Before the Gaza war, Israel was focused on legal reforms that divided the country to the bone. Was the Netanyahu government too busy with domestic politics to see the Hamas attack coming?

‘The tunnel network under Gaza and the quantity of rockets show that Hamas had been carefully preparing this attack for a long time. Even if there had not been a sixth Netanyahu government with the participation of far-right parties, Hamas would have tried something like this.

‘However, the formation of this government has plunged the country into deep division over the past year. Israel’s defense minister, Yoav Gallant, already called in March to put the ‘legal reforms’ to rest. He suspected that domestic divisions would lead to weakening of the defense.

‘We must not leave the future to extremists’

‘And no less damaging—both internally and externally—was and is the fixation on the ever-increasing expansion of Israeli settlements in the Palestinian territories, thus perpetuating the suffering that the Palestinian people have experienced from the occupation for decades.

‘Hamas denies Israel’s right to exist and the extremist parties in Israel deny the rights of the Palestinian people. And after Hamas’s horrific attacks, peace between Israel and Palestine is further away than ever before. This is an unprecedented tragedy, especially for all Israelis and Palestinians for whom peace is the highest priority.

Is peace between Israel and Palestine possible at all?

‘The assumption that ’the Israelis’ and ’the Palestinians’ cannot possibly agree is a falsification. I think it is important to say this explicitly. That falsification only fuels more enmity and hatred. Unfortunately, this is happening even in the Netherlands where anti-Semitism is rearing its head again in addition to Muslim hatred.

Israeli soldiers carry a coffin. Image: Yuri Cortez / AFP / ANP

‘So you can see that extremists incite group-oriented hatred back and forth, and it is also becoming more and more intense. Unjustifiably because it is not ’the Israelis’ who keep going ahead with illegal settlements, nor is it ’the Palestinians’ who are responsible for what Hamas has done.

‘It is a requirement of humanitarian law to avoid further civilian casualties in Gaza as much as possible. But it is also necessary if we are ever to break free from this vortex of hatred and violence. Hamas achieved its first success with its atrocities on October 7. If things happen now that further fuel group hatred—including in other countries—they will achieve their second success. And this could get much worse if this turns into a peat moor fire of wars.’
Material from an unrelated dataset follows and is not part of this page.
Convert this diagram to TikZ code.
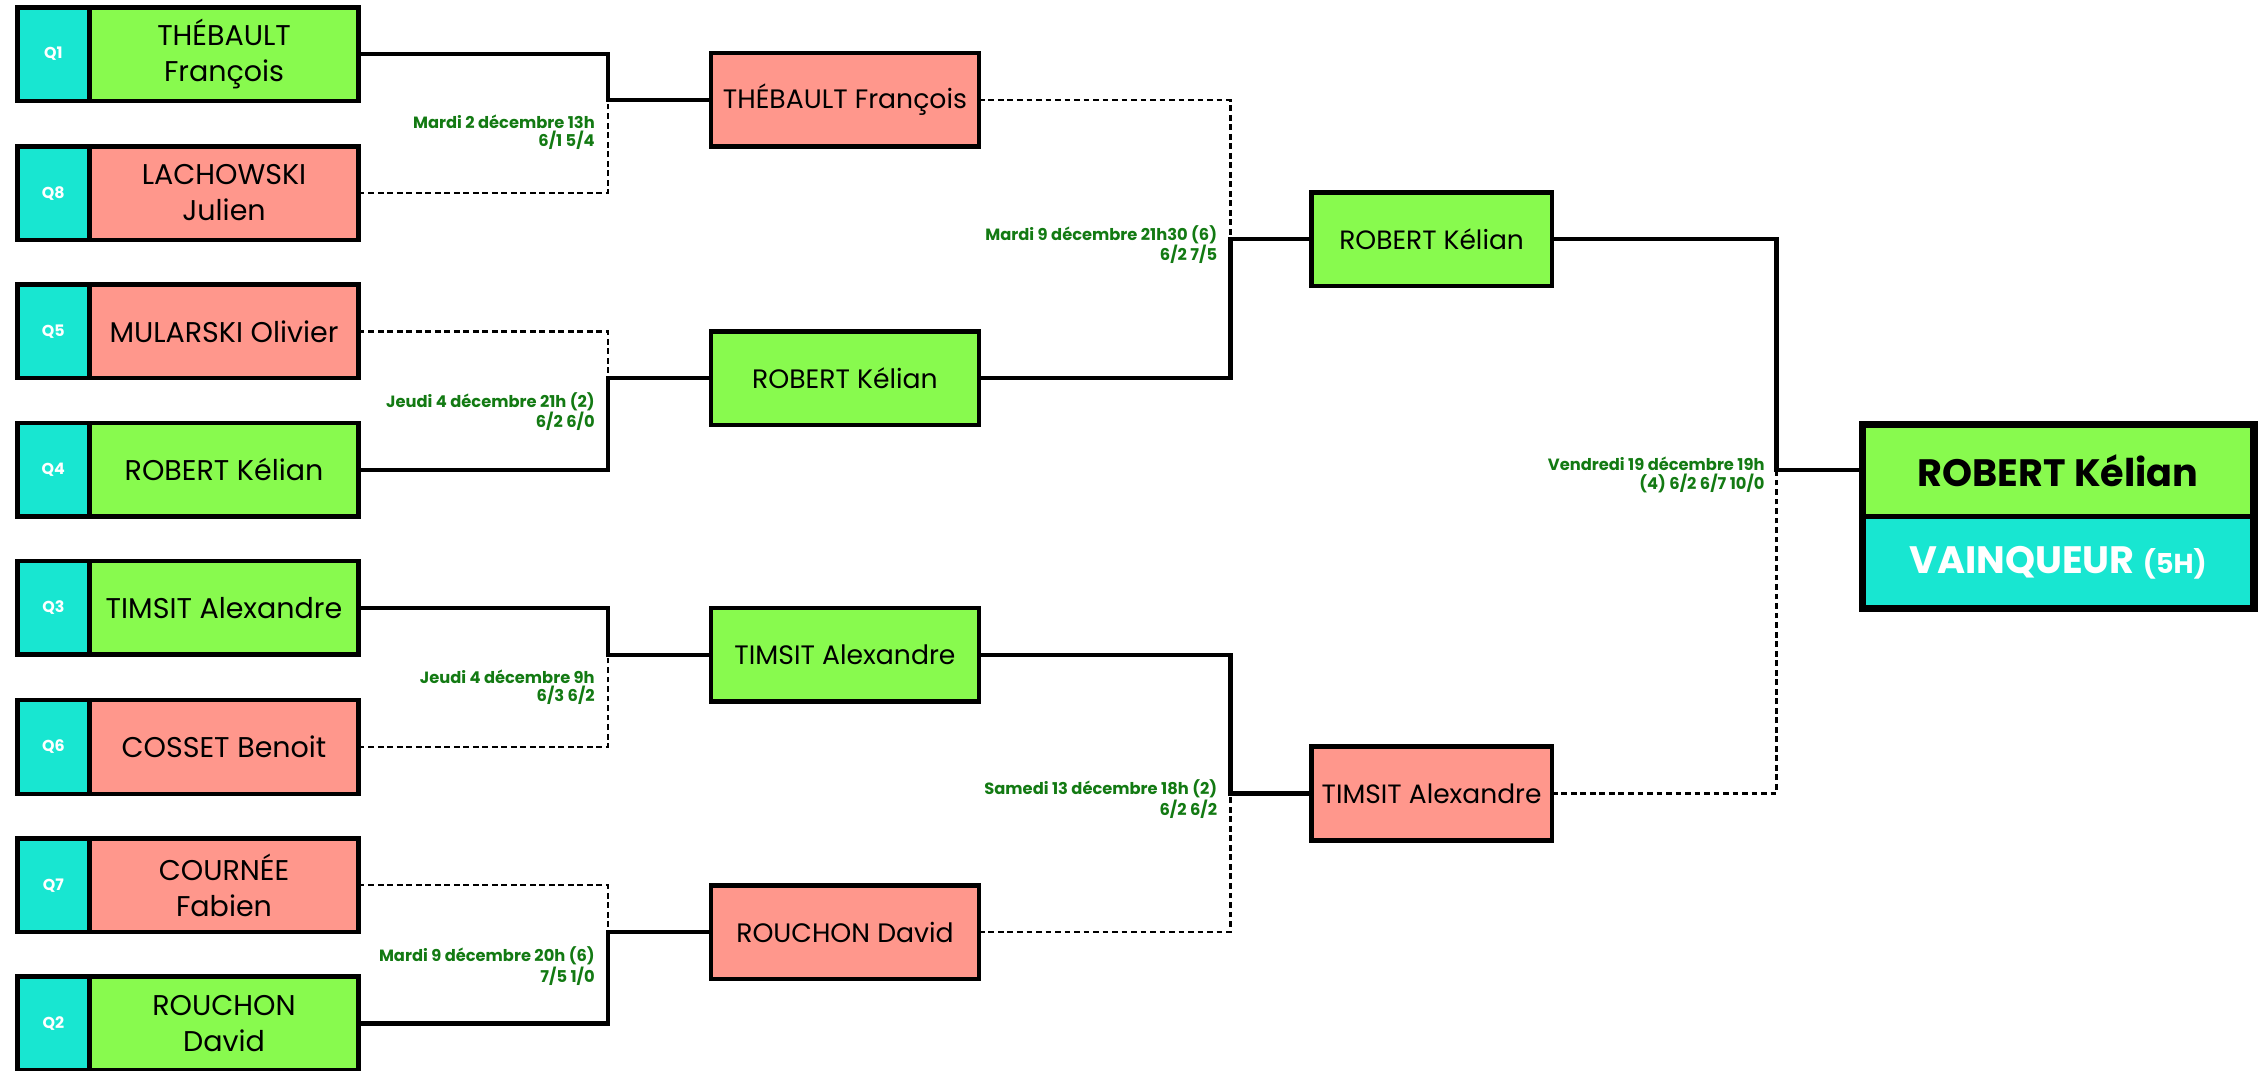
\documentclass[tikz,border=0pt]{standalone}
\usepackage{fontspec}
\setmainfont{Poppins}
\usetikzlibrary{positioning}
\definecolor{seedcyan}{HTML}{18E6D1}
\definecolor{wingreen}{HTML}{88FA4E}
\definecolor{losered}{HTML}{FF978C}
\definecolor{scoregreen}{HTML}{137A13}
\begin{document}
\begin{tikzpicture}[x=1pt,y=-1pt,
        seed node/.style={rectangle,draw,line width=3.2pt,outer sep=0pt,inner sep=0pt,fill=seedcyan,
          minimum width=50pt,minimum height=65pt,text=white,font=\bfseries\fontsize{11}{11}\selectfont},
        player node/.style={rectangle,draw,line width=3.2pt,outer sep=0pt,inner sep=0pt,align=center,
          minimum width=187pt,minimum height=65pt,font=\fontsize{19.8}{25}\selectfont},
        round node/.style={player node,minimum width=186pt,font=\fontsize{18.5}{23}\selectfont},
        semi node/.style={player node,minimum width=167pt,font=\fontsize{18.4}{23}\selectfont},
        champ node/.style={rectangle,draw,line width=3.4pt,outer sep=0pt,inner sep=0pt,
          minimum width=272pt,minimum height=64pt,font=\bfseries\fontsize{26.5}{26.5}\selectfont},
        win/.style={fill=wingreen},
        lose/.style={fill=losered},
        won/.style={line width=3pt},
        lost/.style={line width=1.6pt,dash pattern=on 4pt off 2.6pt},
        score/.style={inner sep=0pt,align=right,text=scoregreen,font=\bfseries\fontsize{11.3}{13}\selectfont}]

        \useasboundingbox (0,0) rectangle (1568,743);

        \node[seed node] (q1) at (37,37.5) {Q1};
        \node[player node,win,right=0pt of q1] (p1) {THÉBAULT\\François};
        \node[seed node] (q8) at (37,134) {Q8};
        \node[player node,lose,right=0pt of q8] (p8) {LACHOWSKI\\Julien};
        \node[seed node] (q5) at (37,230) {Q5};
        \node[player node,lose,right=0pt of q5] (p5) {MULARSKI Olivier};
        \node[seed node] (q4) at (37,326) {Q4};
        \node[player node,win,right=0pt of q4] (p4) {ROBERT Kélian};
        \node[seed node] (q3) at (37,422) {Q3};
        \node[player node,win,right=0pt of q3] (p3) {TIMSIT Alexandre};
        \node[seed node] (q6) at (37,518.5) {Q6};
        \node[player node,lose,right=0pt of q6] (p6) {COSSET Benoit};
        \node[seed node] (q7) at (37,614.5) {Q7};
        \node[player node,lose,right=0pt of q7] (p7) {COURNÉE\\Fabien};
        \node[seed node] (q2) at (37,710.5) {Q2};
        \node[player node,win,right=0pt of q2] (p2) {ROUCHON\\David};

        \node[round node,lose] (s1) at (586.5,69.4) {THÉBAULT François};
        \node[round node,win] (s2) at (586.5,262.4) {ROBERT Kélian};
        \node[round node,win] (s3) at (586.5,454.6) {TIMSIT Alexandre};
        \node[round node,lose] (s4) at (586.5,647) {ROUCHON David};

        \node[semi node,win] (t1) at (993.7,166) {ROBERT Kélian};
        \node[semi node,lose] (t2) at (993.7,550.7) {TIMSIT Alexandre};

        \node[champ node,win] (f1) at (1428.5,326.4) {ROBERT Kélian};
        \node[champ node,fill=seedcyan,text=white,below=0pt of f1] (f2) {VAINQUEUR {\fontsize{19}{19}\selectfont (5H)}};
        \draw[line width=5pt] (f1.north west) rectangle (f2.south east);

        \coordinate (j1) at (422,69.4);
        \coordinate (j2) at (422,262.4);
        \coordinate (j3) at (422,454.6);
        \coordinate (j4) at (422,647);
        \coordinate (k1) at (854,166);
        \coordinate (k2) at (854,550.7);
        \coordinate (m1) at (1233,326.4);

        \draw[won] (p1) -| (j1) -- (s1);
        \draw[lost] (p8) -| (j1);
        \draw[lost] (p5) -| (j2);
        \draw[won] (p4) -| (j2) -- (s2);
        \draw[won] (p3) -| (j3) -- (s3);
        \draw[lost] (p6) -| (j3);
        \draw[lost] (p7) -| (j4);
        \draw[won] (p2) -| (j4) -- (s4);
        \draw[lost] (s1) -| (k1);
        \draw[won] (s2) -| (k1) -- (t1);
        \draw[won] (s3) -| (k2) -- (t2);
        \draw[lost] (s4) -| (k2);
        \draw[won] (t1) -| (m1) -- (f1);
        \draw[lost] (t2) -| (m1);

        \node[score,anchor=north east] (d1) at (413,79.4) {Mardi 2 décembre 13h\\6/1 5/4};
        \node[score,anchor=north east] (d2) at (413,272.4) {Jeudi 4 décembre 21h (2)\\6/2 6/0};
        \node[score,anchor=north east] (d3) at (413,464.6) {Jeudi 4 décembre 9h\\6/3 6/2};
        \node[score,anchor=north east] (d4) at (413,657) {Mardi 9 décembre 20h (6)\\7/5 1/0};
        \node[score,anchor=north east] (d5) at (845,156.5) {Mardi 9 décembre 21h30 (6)\\6/2 7/5};
        \node[score,anchor=north east] (d6) at (845,541.2) {Samedi 13 décembre 18h (2)\\6/2 6/2};
        \node[score,anchor=north east] (d7) at (1225,316.9) {Vendredi 19 décembre 19h\\(4) 6/2 6/7 10/0};
\end{tikzpicture}
\end{document}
What is the way out of this conflict?

‘However difficult we may imagine it now, in the end, there is only one way out of this conflict: a two-state solution and its economic connection, as sought by Shimon Peres. New borders will have to be drawn. A new approach to the holy places of Jews, Muslims, and Christians will also be needed, without one group claiming exclusive rights.

‘We cannot leave the future to extremists. A time will have to come for Palestinians and Israelis to demand this, for the sake of their future and that of their children. And if responsible leaders one day find the courage to act on it, then Israelis and Palestinians can plan to live and work together in peace.

‘That there are people who continue to pursue this—even now—gives hope. If you abandon hope, you cannot live anymore. Then the people who sow hatred and inflict degrading suffering have won. History teaches us that peace is possible: the French and the Germans found each other in building the European Union after a century with three destructive wars. Germans and Jews eventually found each other again even after the Shoah (the systematic persecution and genocide of Jews, ed.).